Below is some material; set it all down exactly, apart from the pictures.

####################

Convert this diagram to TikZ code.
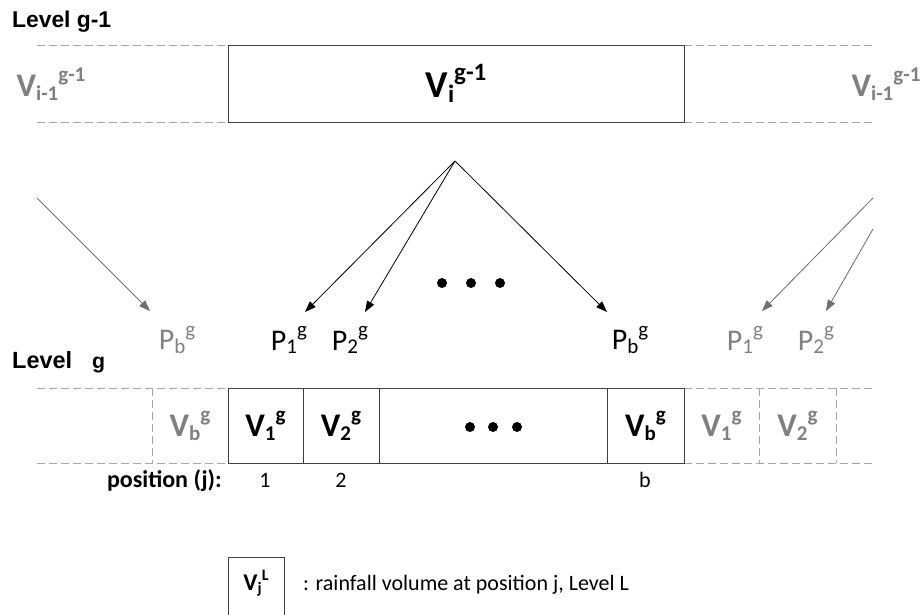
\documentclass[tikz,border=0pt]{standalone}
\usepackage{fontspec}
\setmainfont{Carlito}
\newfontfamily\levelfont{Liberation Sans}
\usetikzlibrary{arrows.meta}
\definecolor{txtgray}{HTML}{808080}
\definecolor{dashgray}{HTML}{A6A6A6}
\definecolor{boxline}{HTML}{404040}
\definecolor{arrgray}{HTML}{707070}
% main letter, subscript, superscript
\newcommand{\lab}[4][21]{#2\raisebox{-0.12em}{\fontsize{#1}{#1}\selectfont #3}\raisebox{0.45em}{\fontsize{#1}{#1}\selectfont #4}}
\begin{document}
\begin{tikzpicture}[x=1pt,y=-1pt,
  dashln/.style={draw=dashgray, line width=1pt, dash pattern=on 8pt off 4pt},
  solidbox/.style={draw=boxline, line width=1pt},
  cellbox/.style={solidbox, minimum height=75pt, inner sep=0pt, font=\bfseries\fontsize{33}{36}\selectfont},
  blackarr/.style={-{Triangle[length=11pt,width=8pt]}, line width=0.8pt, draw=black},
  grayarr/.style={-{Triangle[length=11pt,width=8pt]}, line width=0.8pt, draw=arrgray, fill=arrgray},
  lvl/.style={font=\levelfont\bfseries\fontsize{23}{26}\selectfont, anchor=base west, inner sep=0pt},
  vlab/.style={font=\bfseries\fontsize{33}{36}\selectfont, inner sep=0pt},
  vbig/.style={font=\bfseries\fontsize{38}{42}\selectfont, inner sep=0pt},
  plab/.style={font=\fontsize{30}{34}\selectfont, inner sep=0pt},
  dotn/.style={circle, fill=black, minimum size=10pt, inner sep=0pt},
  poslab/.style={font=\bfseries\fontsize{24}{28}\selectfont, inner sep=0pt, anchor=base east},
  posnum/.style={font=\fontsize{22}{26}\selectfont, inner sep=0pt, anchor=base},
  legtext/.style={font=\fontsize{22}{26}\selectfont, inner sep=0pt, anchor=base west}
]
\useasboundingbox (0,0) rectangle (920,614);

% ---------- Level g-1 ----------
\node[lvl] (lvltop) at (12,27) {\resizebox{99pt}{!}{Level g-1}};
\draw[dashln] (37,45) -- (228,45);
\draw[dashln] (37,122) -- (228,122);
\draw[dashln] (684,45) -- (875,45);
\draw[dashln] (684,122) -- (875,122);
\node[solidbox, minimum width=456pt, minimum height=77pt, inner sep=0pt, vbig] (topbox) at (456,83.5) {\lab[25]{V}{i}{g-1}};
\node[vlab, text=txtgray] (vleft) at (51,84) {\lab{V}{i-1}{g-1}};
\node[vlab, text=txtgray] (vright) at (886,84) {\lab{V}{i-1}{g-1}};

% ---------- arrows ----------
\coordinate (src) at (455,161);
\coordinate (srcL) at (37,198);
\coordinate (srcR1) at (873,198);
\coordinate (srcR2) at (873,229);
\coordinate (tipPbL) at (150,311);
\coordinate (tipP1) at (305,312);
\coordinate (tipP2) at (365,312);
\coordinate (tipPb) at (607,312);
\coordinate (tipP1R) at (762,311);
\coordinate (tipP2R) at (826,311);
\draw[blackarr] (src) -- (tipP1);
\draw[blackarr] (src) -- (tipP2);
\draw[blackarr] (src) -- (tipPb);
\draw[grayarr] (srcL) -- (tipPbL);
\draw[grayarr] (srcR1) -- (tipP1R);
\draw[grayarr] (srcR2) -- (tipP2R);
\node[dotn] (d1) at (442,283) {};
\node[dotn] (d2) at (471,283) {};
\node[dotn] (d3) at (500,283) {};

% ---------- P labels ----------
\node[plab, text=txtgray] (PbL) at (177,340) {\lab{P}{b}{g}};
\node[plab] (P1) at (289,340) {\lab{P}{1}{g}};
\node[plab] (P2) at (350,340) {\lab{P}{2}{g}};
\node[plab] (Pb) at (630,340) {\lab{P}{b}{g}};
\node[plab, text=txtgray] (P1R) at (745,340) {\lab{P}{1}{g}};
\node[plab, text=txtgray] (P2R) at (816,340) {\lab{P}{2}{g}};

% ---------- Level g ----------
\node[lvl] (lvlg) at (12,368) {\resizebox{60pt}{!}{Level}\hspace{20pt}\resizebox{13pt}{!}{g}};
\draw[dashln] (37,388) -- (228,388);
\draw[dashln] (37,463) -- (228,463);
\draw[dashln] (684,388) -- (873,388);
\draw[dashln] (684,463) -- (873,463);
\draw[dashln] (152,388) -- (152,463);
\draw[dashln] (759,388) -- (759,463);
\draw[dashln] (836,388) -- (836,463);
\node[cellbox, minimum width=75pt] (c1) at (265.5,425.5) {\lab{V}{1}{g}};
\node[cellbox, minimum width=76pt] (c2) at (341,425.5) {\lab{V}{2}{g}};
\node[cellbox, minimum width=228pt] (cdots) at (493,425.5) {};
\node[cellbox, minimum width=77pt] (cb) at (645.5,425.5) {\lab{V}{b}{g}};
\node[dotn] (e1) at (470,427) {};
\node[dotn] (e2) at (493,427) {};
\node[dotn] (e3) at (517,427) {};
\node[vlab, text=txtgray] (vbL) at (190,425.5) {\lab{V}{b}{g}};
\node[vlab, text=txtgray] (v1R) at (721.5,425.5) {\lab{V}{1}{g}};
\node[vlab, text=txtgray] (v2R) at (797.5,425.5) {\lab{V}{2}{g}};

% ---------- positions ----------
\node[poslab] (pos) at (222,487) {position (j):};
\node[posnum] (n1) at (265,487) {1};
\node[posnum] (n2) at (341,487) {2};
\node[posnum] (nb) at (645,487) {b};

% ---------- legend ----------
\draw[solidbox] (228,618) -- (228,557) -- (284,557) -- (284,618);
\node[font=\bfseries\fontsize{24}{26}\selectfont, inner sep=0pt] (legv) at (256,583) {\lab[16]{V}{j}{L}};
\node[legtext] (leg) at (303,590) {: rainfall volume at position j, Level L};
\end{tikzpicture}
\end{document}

####################

## ANSWER TO THE PROBLEM
Convert this diagram to TikZ code.
\documentclass[tikz,border=0pt]{standalone}
\usepackage{fontspec}
\setmainfont{Carlito}
\newfontfamily\levelfont{Liberation Sans}
\usetikzlibrary{arrows.meta}
\definecolor{txtgray}{HTML}{808080}
\definecolor{dashgray}{HTML}{A6A6A6}
\definecolor{boxline}{HTML}{404040}
\definecolor{arrgray}{HTML}{707070}
% main letter, subscript, superscript
\newcommand{\lab}[4][21]{#2\raisebox{-0.12em}{\fontsize{#1}{#1}\selectfont #3}\raisebox{0.45em}{\fontsize{#1}{#1}\selectfont #4}}
\begin{document}
\begin{tikzpicture}[x=1pt,y=-1pt,
  dashln/.style={draw=dashgray, line width=1pt, dash pattern=on 8pt off 4pt},
  solidbox/.style={draw=boxline, line width=1pt},
  cellbox/.style={solidbox, minimum height=75pt, inner sep=0pt, font=\bfseries\fontsize{33}{36}\selectfont},
  blackarr/.style={-{Triangle[length=11pt,width=8pt]}, line width=0.8pt, draw=black},
  grayarr/.style={-{Triangle[length=11pt,width=8pt]}, line width=0.8pt, draw=arrgray, fill=arrgray},
  lvl/.style={font=\levelfont\bfseries\fontsize{23}{26}\selectfont, anchor=base west, inner sep=0pt},
  vlab/.style={font=\bfseries\fontsize{33}{36}\selectfont, inner sep=0pt},
  vbig/.style={font=\bfseries\fontsize{38}{42}\selectfont, inner sep=0pt},
  plab/.style={font=\fontsize{30}{34}\selectfont, inner sep=0pt},
  dotn/.style={circle, fill=black, minimum size=10pt, inner sep=0pt},
  poslab/.style={font=\bfseries\fontsize{24}{28}\selectfont, inner sep=0pt, anchor=base east},
  posnum/.style={font=\fontsize{22}{26}\selectfont, inner sep=0pt, anchor=base},
  legtext/.style={font=\fontsize{22}{26}\selectfont, inner sep=0pt, anchor=base west}
]
\useasboundingbox (0,0) rectangle (920,614);

% ---------- Level g-1 ----------
\node[lvl] (lvltop) at (12,27) {\resizebox{99pt}{!}{Level g-1}};
\draw[dashln] (37,45) -- (228,45);
\draw[dashln] (37,122) -- (228,122);
\draw[dashln] (684,45) -- (875,45);
\draw[dashln] (684,122) -- (875,122);
\node[solidbox, minimum width=456pt, minimum height=77pt, inner sep=0pt, vbig] (topbox) at (456,83.5) {\lab[25]{V}{i}{g-1}};
\node[vlab, text=txtgray] (vleft) at (51,84) {\lab{V}{i-1}{g-1}};
\node[vlab, text=txtgray] (vright) at (886,84) {\lab{V}{i-1}{g-1}};

% ---------- arrows ----------
\coordinate (src) at (455,161);
\coordinate (srcL) at (37,198);
\coordinate (srcR1) at (873,198);
\coordinate (srcR2) at (873,229);
\coordinate (tipPbL) at (150,311);
\coordinate (tipP1) at (305,312);
\coordinate (tipP2) at (365,312);
\coordinate (tipPb) at (607,312);
\coordinate (tipP1R) at (762,311);
\coordinate (tipP2R) at (826,311);
\draw[blackarr] (src) -- (tipP1);
\draw[blackarr] (src) -- (tipP2);
\draw[blackarr] (src) -- (tipPb);
\draw[grayarr] (srcL) -- (tipPbL);
\draw[grayarr] (srcR1) -- (tipP1R);
\draw[grayarr] (srcR2) -- (tipP2R);
\node[dotn] (d1) at (442,283) {};
\node[dotn] (d2) at (471,283) {};
\node[dotn] (d3) at (500,283) {};

% ---------- P labels ----------
\node[plab, text=txtgray] (PbL) at (177,340) {\lab{P}{b}{g}};
\node[plab] (P1) at (289,340) {\lab{P}{1}{g}};
\node[plab] (P2) at (350,340) {\lab{P}{2}{g}};
\node[plab] (Pb) at (630,340) {\lab{P}{b}{g}};
\node[plab, text=txtgray] (P1R) at (745,340) {\lab{P}{1}{g}};
\node[plab, text=txtgray] (P2R) at (816,340) {\lab{P}{2}{g}};

% ---------- Level g ----------
\node[lvl] (lvlg) at (12,368) {\resizebox{60pt}{!}{Level}\hspace{20pt}\resizebox{13pt}{!}{g}};
\draw[dashln] (37,388) -- (228,388);
\draw[dashln] (37,463) -- (228,463);
\draw[dashln] (684,388) -- (873,388);
\draw[dashln] (684,463) -- (873,463);
\draw[dashln] (152,388) -- (152,463);
\draw[dashln] (759,388) -- (759,463);
\draw[dashln] (836,388) -- (836,463);
\node[cellbox, minimum width=75pt] (c1) at (265.5,425.5) {\lab{V}{1}{g}};
\node[cellbox, minimum width=76pt] (c2) at (341,425.5) {\lab{V}{2}{g}};
\node[cellbox, minimum width=228pt] (cdots) at (493,425.5) {};
\node[cellbox, minimum width=77pt] (cb) at (645.5,425.5) {\lab{V}{b}{g}};
\node[dotn] (e1) at (470,427) {};
\node[dotn] (e2) at (493,427) {};
\node[dotn] (e3) at (517,427) {};
\node[vlab, text=txtgray] (vbL) at (190,425.5) {\lab{V}{b}{g}};
\node[vlab, text=txtgray] (v1R) at (721.5,425.5) {\lab{V}{1}{g}};
\node[vlab, text=txtgray] (v2R) at (797.5,425.5) {\lab{V}{2}{g}};

% ---------- positions ----------
\node[poslab] (pos) at (222,487) {position (j):};
\node[posnum] (n1) at (265,487) {1};
\node[posnum] (n2) at (341,487) {2};
\node[posnum] (nb) at (645,487) {b};

% ---------- legend ----------
\draw[solidbox] (228,618) -- (228,557) -- (284,557) -- (284,618);
\node[font=\bfseries\fontsize{24}{26}\selectfont, inner sep=0pt] (legv) at (256,583) {\lab[16]{V}{j}{L}};
\node[legtext] (leg) at (303,590) {: rainfall volume at position j, Level L};
\end{tikzpicture}
\end{document}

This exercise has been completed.